GOAL :: Go through the records below from the first line and print each one exactly, stopping after the line that contains "months = pd.date_range('2021-12-01', '2024-12-01', freq='MS')". Do not print pictures or anything past that line.

··· STORED RECORDS ···

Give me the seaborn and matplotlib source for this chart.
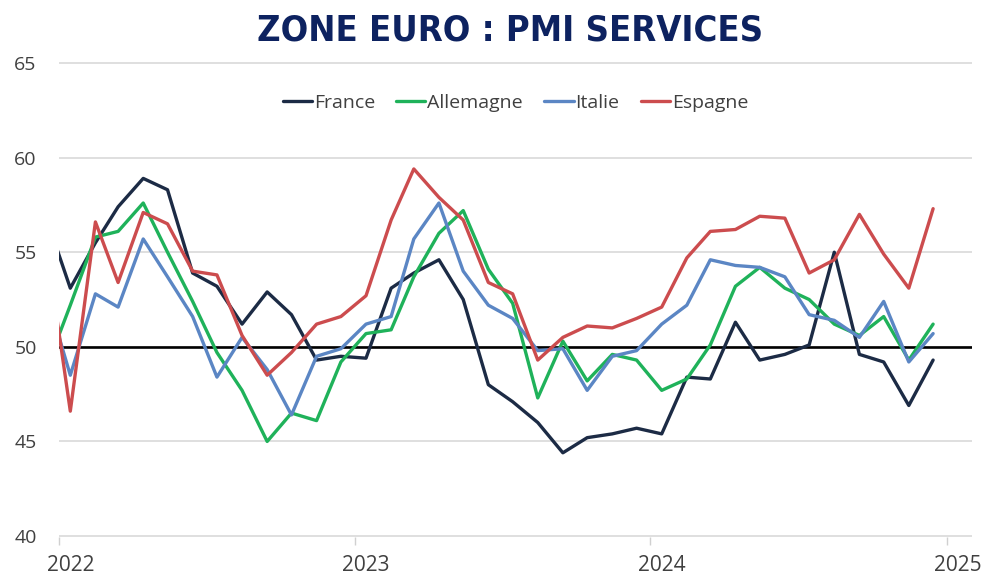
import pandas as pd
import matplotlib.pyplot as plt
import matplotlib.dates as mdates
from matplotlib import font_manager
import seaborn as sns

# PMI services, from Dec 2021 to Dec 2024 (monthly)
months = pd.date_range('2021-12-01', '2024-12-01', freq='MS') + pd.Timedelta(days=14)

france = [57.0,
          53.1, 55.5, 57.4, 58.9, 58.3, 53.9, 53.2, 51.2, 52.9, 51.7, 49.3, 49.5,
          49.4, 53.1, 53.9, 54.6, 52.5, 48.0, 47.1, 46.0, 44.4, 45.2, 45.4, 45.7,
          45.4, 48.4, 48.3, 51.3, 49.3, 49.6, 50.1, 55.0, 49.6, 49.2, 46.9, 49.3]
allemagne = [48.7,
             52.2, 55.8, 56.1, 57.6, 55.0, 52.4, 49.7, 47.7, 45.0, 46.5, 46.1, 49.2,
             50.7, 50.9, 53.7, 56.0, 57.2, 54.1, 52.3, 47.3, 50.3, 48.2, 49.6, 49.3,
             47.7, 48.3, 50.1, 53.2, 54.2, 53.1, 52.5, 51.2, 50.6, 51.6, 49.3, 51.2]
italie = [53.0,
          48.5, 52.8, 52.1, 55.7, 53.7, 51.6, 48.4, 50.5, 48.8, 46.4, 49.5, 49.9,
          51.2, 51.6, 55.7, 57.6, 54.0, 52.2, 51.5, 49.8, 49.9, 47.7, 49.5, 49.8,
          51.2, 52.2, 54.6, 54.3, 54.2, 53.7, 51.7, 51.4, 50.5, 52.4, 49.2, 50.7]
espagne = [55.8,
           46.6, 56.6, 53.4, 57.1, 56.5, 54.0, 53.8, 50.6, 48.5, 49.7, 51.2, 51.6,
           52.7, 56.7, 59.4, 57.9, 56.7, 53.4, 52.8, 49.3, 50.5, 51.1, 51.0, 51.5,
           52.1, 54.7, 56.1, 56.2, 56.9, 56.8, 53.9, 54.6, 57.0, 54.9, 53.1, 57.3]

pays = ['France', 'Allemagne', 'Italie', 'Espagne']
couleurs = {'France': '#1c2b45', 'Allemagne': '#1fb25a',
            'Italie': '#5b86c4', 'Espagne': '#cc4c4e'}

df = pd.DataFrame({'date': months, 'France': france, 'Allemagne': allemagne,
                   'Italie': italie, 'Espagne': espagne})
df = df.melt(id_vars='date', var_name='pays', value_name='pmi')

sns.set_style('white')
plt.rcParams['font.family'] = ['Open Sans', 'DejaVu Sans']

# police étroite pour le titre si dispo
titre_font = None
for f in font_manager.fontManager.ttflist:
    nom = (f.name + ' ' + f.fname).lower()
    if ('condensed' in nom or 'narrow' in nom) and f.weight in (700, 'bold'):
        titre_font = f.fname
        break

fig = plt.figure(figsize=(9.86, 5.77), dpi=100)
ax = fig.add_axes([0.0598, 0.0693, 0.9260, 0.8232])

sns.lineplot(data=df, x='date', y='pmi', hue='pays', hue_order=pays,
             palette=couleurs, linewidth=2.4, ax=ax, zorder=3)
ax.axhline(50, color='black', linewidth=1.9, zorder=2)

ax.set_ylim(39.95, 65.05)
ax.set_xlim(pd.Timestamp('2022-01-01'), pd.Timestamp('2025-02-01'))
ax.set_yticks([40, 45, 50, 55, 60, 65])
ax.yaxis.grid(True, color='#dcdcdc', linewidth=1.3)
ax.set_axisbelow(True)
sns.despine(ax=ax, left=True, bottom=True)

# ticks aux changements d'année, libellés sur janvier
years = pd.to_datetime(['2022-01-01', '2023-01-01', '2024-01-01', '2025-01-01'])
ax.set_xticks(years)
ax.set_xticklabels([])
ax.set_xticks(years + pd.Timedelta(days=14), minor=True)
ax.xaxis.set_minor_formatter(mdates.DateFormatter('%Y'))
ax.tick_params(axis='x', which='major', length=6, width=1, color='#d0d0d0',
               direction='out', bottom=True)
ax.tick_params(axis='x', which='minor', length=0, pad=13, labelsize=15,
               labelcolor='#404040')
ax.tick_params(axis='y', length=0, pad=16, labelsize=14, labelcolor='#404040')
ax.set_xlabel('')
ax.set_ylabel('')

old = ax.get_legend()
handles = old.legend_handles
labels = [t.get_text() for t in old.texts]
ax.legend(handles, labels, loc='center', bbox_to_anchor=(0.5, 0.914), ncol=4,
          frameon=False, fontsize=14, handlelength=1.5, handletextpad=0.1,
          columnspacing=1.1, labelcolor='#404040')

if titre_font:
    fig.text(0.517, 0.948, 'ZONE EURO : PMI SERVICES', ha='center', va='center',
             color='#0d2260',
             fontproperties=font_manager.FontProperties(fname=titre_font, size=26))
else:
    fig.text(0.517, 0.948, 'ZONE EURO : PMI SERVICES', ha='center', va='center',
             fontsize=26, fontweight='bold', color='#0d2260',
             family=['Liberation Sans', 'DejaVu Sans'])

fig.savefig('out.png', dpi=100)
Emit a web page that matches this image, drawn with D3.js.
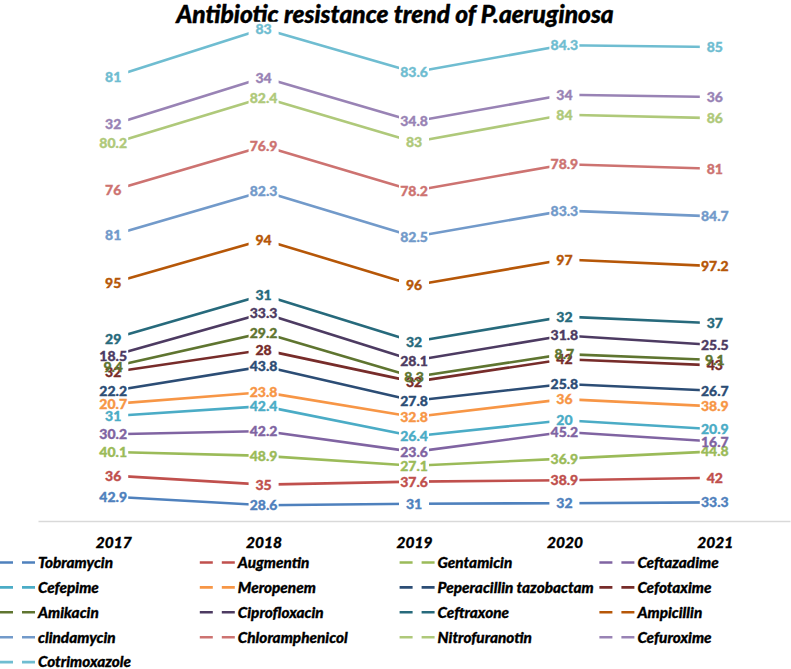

···

OUTPUT FOR THIS TASK ::
Give me the seaborn and matplotlib source for this chart.
import pandas as pd
import matplotlib.pyplot as plt
import matplotlib.dates as mdates
from matplotlib import font_manager
import seaborn as sns

# PMI services, from Dec 2021 to Dec 2024 (monthly)
months = pd.date_range('2021-12-01', '2024-12-01', freq='MS') + pd.Timedelta(days=14)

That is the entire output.